Entries taken from a collection
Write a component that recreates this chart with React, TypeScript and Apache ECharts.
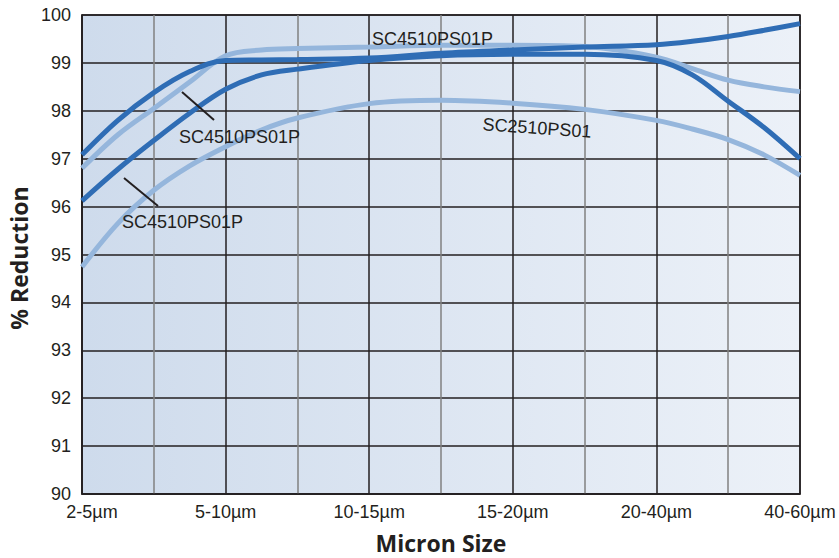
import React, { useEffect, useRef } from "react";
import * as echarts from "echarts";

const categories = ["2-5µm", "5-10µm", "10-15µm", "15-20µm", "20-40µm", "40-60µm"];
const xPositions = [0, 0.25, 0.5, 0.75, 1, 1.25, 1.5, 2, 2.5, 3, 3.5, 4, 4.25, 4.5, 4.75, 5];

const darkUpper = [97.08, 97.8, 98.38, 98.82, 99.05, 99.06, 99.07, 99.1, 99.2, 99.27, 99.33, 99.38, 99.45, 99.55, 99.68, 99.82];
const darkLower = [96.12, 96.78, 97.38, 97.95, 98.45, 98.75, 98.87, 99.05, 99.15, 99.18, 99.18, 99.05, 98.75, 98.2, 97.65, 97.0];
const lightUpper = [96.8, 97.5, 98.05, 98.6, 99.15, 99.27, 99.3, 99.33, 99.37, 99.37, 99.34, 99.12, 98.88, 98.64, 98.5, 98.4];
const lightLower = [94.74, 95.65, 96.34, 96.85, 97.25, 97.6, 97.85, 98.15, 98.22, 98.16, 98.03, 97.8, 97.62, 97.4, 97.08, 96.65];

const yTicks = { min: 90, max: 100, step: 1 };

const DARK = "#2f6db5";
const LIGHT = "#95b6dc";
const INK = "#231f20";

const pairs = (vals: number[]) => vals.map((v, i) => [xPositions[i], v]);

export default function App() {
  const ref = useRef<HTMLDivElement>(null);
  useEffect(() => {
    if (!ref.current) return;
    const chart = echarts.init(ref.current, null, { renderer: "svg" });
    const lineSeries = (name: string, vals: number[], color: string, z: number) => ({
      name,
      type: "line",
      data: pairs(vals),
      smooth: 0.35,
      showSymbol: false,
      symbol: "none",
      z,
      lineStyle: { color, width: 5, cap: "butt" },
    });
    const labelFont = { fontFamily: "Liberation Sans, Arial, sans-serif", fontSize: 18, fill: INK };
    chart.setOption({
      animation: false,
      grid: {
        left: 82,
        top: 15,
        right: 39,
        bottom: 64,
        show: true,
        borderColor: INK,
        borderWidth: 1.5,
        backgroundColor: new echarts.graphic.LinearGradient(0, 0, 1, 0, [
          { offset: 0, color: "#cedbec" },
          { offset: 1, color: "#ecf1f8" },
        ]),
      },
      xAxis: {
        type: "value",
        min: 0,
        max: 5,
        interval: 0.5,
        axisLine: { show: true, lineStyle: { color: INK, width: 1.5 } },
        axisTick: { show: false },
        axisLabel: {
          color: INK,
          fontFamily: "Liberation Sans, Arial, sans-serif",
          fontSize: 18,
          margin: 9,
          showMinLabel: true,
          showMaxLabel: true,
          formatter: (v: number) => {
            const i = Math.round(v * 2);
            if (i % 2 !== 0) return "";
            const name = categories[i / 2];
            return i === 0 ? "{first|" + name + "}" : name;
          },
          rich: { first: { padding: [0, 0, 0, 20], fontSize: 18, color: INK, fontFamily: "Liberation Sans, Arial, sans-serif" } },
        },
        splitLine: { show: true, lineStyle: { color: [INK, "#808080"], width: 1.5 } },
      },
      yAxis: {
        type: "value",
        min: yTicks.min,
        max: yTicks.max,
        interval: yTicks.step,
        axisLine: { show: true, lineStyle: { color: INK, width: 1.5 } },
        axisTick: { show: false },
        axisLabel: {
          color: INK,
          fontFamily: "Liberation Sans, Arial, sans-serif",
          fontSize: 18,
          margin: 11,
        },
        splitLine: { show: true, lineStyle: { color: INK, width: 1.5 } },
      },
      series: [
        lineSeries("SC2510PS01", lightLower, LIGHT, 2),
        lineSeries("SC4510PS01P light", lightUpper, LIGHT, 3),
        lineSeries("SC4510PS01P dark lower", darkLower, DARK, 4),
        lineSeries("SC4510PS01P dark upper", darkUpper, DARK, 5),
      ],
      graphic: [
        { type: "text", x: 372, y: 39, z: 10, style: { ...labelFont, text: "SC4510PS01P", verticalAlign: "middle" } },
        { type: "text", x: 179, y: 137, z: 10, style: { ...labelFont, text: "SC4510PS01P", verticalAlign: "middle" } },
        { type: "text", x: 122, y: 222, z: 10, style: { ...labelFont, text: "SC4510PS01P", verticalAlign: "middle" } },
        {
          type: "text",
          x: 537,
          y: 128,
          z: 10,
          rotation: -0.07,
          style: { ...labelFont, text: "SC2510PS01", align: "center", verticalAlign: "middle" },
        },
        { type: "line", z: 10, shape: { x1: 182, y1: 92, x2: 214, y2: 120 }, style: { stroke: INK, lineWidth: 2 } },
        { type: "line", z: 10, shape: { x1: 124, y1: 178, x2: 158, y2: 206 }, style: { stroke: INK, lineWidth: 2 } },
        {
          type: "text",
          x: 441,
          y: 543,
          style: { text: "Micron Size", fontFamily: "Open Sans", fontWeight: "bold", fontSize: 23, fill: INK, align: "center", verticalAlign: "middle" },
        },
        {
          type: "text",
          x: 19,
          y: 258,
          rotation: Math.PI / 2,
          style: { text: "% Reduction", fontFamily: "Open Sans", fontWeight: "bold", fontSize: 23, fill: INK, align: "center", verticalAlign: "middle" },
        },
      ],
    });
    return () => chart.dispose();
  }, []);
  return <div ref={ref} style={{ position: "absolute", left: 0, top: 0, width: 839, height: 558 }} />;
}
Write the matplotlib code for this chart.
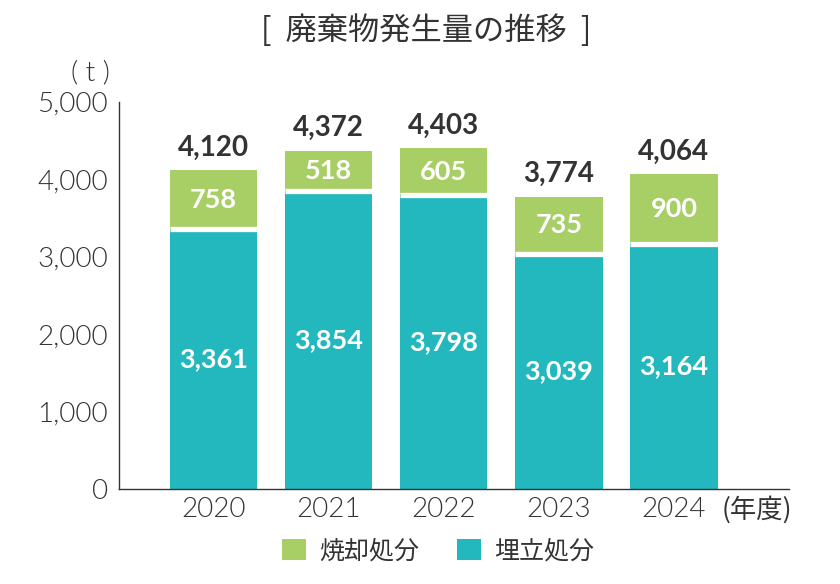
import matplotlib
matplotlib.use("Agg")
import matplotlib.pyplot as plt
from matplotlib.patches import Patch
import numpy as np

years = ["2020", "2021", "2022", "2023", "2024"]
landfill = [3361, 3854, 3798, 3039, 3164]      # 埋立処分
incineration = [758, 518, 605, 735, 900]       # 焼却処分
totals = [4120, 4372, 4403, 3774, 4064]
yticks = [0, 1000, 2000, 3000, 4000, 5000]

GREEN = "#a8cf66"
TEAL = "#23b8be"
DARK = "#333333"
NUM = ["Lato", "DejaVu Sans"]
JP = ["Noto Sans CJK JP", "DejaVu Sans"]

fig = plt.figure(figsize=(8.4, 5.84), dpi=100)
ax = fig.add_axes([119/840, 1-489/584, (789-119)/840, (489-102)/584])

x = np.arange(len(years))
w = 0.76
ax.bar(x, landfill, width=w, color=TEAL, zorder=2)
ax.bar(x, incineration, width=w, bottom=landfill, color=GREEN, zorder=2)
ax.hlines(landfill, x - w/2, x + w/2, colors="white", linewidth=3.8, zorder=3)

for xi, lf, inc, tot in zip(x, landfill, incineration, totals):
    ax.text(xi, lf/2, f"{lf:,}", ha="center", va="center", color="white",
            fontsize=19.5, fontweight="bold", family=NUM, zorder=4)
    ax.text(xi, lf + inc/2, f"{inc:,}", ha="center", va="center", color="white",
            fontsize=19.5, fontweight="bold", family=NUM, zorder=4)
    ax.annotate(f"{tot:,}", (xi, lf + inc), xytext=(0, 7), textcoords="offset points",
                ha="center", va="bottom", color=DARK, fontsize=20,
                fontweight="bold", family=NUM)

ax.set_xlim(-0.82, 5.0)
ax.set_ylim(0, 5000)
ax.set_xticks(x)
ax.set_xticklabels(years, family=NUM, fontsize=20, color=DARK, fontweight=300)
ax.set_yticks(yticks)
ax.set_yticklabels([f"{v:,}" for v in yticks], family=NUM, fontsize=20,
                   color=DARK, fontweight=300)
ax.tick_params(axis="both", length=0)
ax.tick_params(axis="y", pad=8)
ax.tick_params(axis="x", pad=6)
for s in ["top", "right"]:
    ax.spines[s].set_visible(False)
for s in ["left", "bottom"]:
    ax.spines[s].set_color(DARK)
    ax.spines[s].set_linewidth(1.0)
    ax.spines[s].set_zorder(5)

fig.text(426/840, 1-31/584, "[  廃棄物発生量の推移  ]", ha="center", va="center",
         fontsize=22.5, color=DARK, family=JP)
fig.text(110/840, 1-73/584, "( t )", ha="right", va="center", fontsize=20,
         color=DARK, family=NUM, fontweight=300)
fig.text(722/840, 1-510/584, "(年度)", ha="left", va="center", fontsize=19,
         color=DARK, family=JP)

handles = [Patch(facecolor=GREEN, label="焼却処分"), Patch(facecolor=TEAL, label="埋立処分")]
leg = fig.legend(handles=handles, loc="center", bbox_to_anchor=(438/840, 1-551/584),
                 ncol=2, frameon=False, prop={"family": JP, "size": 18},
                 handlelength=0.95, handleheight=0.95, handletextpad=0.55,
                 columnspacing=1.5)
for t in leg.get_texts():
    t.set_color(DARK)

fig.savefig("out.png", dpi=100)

[The exercise]:
Only the lines from the start of the records to the line with "const pairs = (vals: number[])" belong in the copy. Print them exactly, minus pictures.

[Reply]:
Write a component that recreates this chart with React, TypeScript and Apache ECharts.
import React, { useEffect, useRef } from "react";
import * as echarts from "echarts";

const categories = ["2-5µm", "5-10µm", "10-15µm", "15-20µm", "20-40µm", "40-60µm"];
const xPositions = [0, 0.25, 0.5, 0.75, 1, 1.25, 1.5, 2, 2.5, 3, 3.5, 4, 4.25, 4.5, 4.75, 5];

const darkUpper = [97.08, 97.8, 98.38, 98.82, 99.05, 99.06, 99.07, 99.1, 99.2, 99.27, 99.33, 99.38, 99.45, 99.55, 99.68, 99.82];
const darkLower = [96.12, 96.78, 97.38, 97.95, 98.45, 98.75, 98.87, 99.05, 99.15, 99.18, 99.18, 99.05, 98.75, 98.2, 97.65, 97.0];
const lightUpper = [96.8, 97.5, 98.05, 98.6, 99.15, 99.27, 99.3, 99.33, 99.37, 99.37, 99.34, 99.12, 98.88, 98.64, 98.5, 98.4];
const lightLower = [94.74, 95.65, 96.34, 96.85, 97.25, 97.6, 97.85, 98.15, 98.22, 98.16, 98.03, 97.8, 97.62, 97.4, 97.08, 96.65];

const yTicks = { min: 90, max: 100, step: 1 };

const DARK = "#2f6db5";
const LIGHT = "#95b6dc";
const INK = "#231f20";

const pairs = (vals: number[]) => vals.map((v, i) => [xPositions[i], v]);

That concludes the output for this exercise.